I posted about my sister being wealthier. My point wasn’t to rationalize being lazy. I work hard, and I’m happy. We just made different choices. I wish I had her family’s income, but I definitely don’t wish I had her life, her job, her 5 kids, or her location. I have trouble separating those things out if I compare our income/lifestyles. It’s easy for me not to feel envious because I’m content, and she’s definitely not. I think I definitely got lucky in the genetics lottery when it comes to mental health. We’re best friends, family, and we love each other. That’s the most important thing and what we focus on, not income levels or negative feelings.
Anonymous
I’d love the financial security and ability to offer my kids more opportunities. My sibling married young to someone that received good financial counseling, a small nest egg from family, and have wealthy in-laws that are emotionally supportive.

I have a good marriage but it all came later in life and my husband and I each were very late bloomers and carry a lot of financial weight for his parents.

I don’t begrudge any of it. But I’d love their comfort.
Anonymous
Anonymous wrote:We are average, middle class. My sister and her husband probably have $150,000 more than us a year.

(This isn’t a post asking how we can have more money/saving.)

To many, we live an envious and great life.
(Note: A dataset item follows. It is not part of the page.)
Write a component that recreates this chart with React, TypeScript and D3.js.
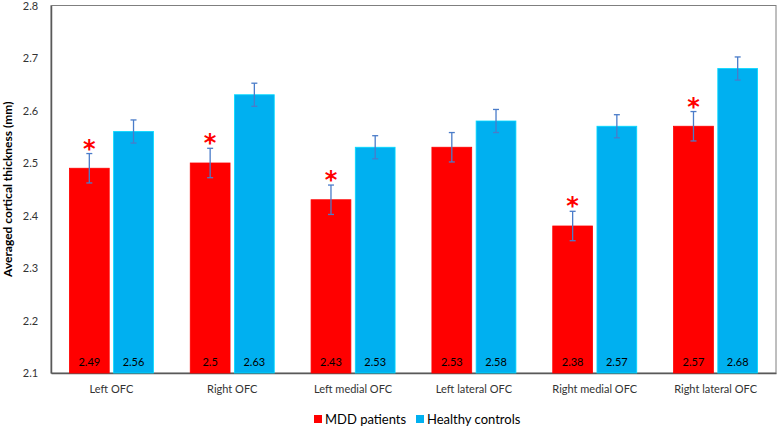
import { useEffect, useRef } from 'react';
import * as d3 from 'd3';

const regions = ['Left OFC', 'Right OFC', 'Left medial OFC', 'Left lateral OFC', 'Right medial OFC', 'Right lateral OFC'];
const mddValues = [2.49, 2.5, 2.43, 2.53, 2.38, 2.57];
const hcValues = [2.56, 2.63, 2.53, 2.58, 2.57, 2.68];
const mddErrors = [0.028, 0.028, 0.028, 0.028, 0.028, 0.028];
const hcErrors = [0.022, 0.022, 0.022, 0.022, 0.022, 0.022];
const significant = [true, true, true, false, true, true];
const yTicks = [2.1, 2.2, 2.3, 2.4, 2.5, 2.6, 2.7, 2.8];
const seriesNames = ['MDD patients', 'Healthy controls'];
const seriesColors = ['#ff0000', '#00b0f0'];

const FONT = 'Lato, "Noto Sans", sans-serif';

const App = () => {
  const chartRef = useRef<HTMLDivElement>(null);

  useEffect(() => {
    document.body.style.margin = '0';
    if (!chartRef.current) return;
    d3.select(chartRef.current).selectAll('svg').remove();

    const W = 780;
    const H = 427;
    const margin = { top: 5.5, right: 4, bottom: 54, left: 51 };
    const width = W - margin.left - margin.right;
    const height = H - margin.top - margin.bottom;

    const svg = d3.select(chartRef.current)
      .append('svg')
      .attr('width', W)
      .attr('height', H)
      .style('display', 'block')
      .style('font-family', FONT);

    const g = svg.append('g')
      .attr('transform', `translate(${margin.left},${margin.top})`);

    const x0 = d3.scaleBand().domain(regions).range([0, width]).padding(0);
    const x1 = d3.scaleBand().domain(seriesNames)
      .range([x0.bandwidth() / 2 - 42, x0.bandwidth() / 2 + 42])
      .paddingInner(0.1);
    const y = d3.scaleLinear().domain([2.1, 2.8]).range([height, 0]);

    // plot box
    g.append('rect')
      .attr('width', width)
      .attr('height', height)
      .attr('fill', 'none')
      .attr('stroke', '#7f7f7f')
      .attr('stroke-width', 1);

    // y axis
    g.append('g')
      .call(d3.axisLeft(y).tickValues(yTicks).tickSize(0).tickFormat(d3.format('.1f')))
      .call(s => s.select('.domain').attr('stroke', '#595959').attr('stroke-width', 1.5))
      .call(s => s.selectAll('text')
        .attr('dx', '-0.9em')
        .style('font-family', FONT)
        .style('font-size', '11px')
        .style('fill', '#333'));

    // x axis
    g.append('g')
      .attr('transform', `translate(0,${height})`)
      .call(d3.axisBottom(x0).tickSize(0))
      .call(s => s.select('.domain').attr('stroke', '#595959').attr('stroke-width', 1.5))
      .call(s => s.selectAll('text')
        .attr('dy', '1.55em')
        .style('font-family', FONT)
        .style('font-size', '11px')
        .style('fill', '#333'));

    // y axis title
    g.append('text')
      .attr('transform', 'rotate(-90)')
      .attr('x', -height / 2)
      .attr('y', -margin.left + 12)
      .attr('text-anchor', 'middle')
      .style('font-size', '12px')
      .style('font-weight', 'bold')
      .style('fill', '#000')
      .text('Averaged cortical thickness (mm)');

    const rows = regions.map((r, i) => ({
      region: r,
      bars: [
        { key: seriesNames[0], value: mddValues[i], err: mddErrors[i], sig: significant[i], color: seriesColors[0] },
        { key: seriesNames[1], value: hcValues[i], err: hcErrors[i], sig: false, color: seriesColors[1] },
      ],
    }));

    const groups = g.selectAll('.grp')
      .data(rows)
      .enter()
      .append('g')
      .attr('class', 'grp')
      .attr('transform', d => `translate(${x0(d.region)},0)`);

    const bars = groups.selectAll('.bar')
      .data(d => d.bars)
      .enter()
      .append('g')
      .attr('class', 'bar');

    bars.append('rect')
      .attr('x', d => x1(d.key)!)
      .attr('y', d => y(d.value))
      .attr('width', x1.bandwidth())
      .attr('height', d => height - y(d.value))
      .attr('fill', d => d.color)
      .attr('stroke', d => d3.color(d.color)!.brighter(0.6).toString())
      .attr('stroke-width', 0.8);

    const cx = (d: any) => x1(d.key)! + x1.bandwidth() / 2;

    // error bars
    bars.append('line')
      .attr('x1', cx).attr('x2', cx)
      .attr('y1', d => y(d.value + d.err))
      .attr('y2', d => y(d.value - d.err))
      .attr('stroke', '#4a7cc9')
      .attr('stroke-width', 1.3);
    [1, -1].forEach(sgn => {
      bars.append('line')
        .attr('x1', d => cx(d) - 3).attr('x2', d => cx(d) + 3)
        .attr('y1', d => y(d.value + sgn * d.err))
        .attr('y2', d => y(d.value + sgn * d.err))
        .attr('stroke', '#4a7cc9')
        .attr('stroke-width', 1.3);
    });

    // value labels
    bars.append('text')
      .attr('x', cx)
      .attr('y', height - 7.5)
      .attr('text-anchor', 'middle')
      .style('font-size', '11px')
      .style('fill', '#000')
      .text(d => String(d.value));

    // significance asterisks
    bars.filter(d => d.sig)
      .append('text')
      .attr('x', cx)
      .attr('y', d => y(d.value + d.err) + 3)
      .attr('text-anchor', 'middle')
      .style('font-family', '"DejaVu Sans", sans-serif')
      .style('font-size', '24px')
      .style('font-weight', 'bold')
      .style('fill', '#ff0000')
      .text('*');

    // legend
    const legend = svg.append('g').attr('transform', `translate(314, 419)`);
    const items = [
      { name: seriesNames[0], color: seriesColors[0], x: 0 },
      { name: seriesNames[1], color: seriesColors[1], x: 102 },
    ];
    items.forEach(it => {
      const row = legend.append('g').attr('transform', `translate(${it.x},0)`);
      row.append('rect')
        .attr('x', 0).attr('y', -4)
        .attr('width', 8).attr('height', 8)
        .attr('fill', it.color);
      row.append('text')
        .attr('x', 11).attr('y', 0)
        .attr('dy', '0.35em')
        .style('font-size', '13px')
        .style('fill', '#000')
        .text(it.name);
    });

    return () => {
      if (chartRef.current) d3.select(chartRef.current).selectAll('svg').remove();
    };
  }, []);

  return <div ref={chartRef} style={{ width: 780, height: 427 }}></div>;
};

export default App;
We are happy. We do, however, have to “save for a new couch”, clothes are from old navy, and we drive to vacations and stay with family, or use hotel points for a Fairfield.

My sister works long hours and always has, so I’m not jealous of that.

Sometimes, though, I get jealous of their big vacations ($20,000+ for a week), weekly manicures, Botox, and house furnishings.

I’m curious to hear from others in my boat. I’m not curious to hear from people like my sister, haha.


OP, if you are truly middle class let's assume an HHI of $125k (which is probably high, but still). That means, if your numbers are right, she makes ~$275k. THat isn't enough for the wealthy lifestyle you see. If she's really living like that, she's probably not saving very much at all.
Anonymous
My BIL made $20M last year. More this year.

We make $1M. Also a lot, but we aren’t building generational wealth.

I’m happy for my BIL and his family. His success doesn’t take anything away from me.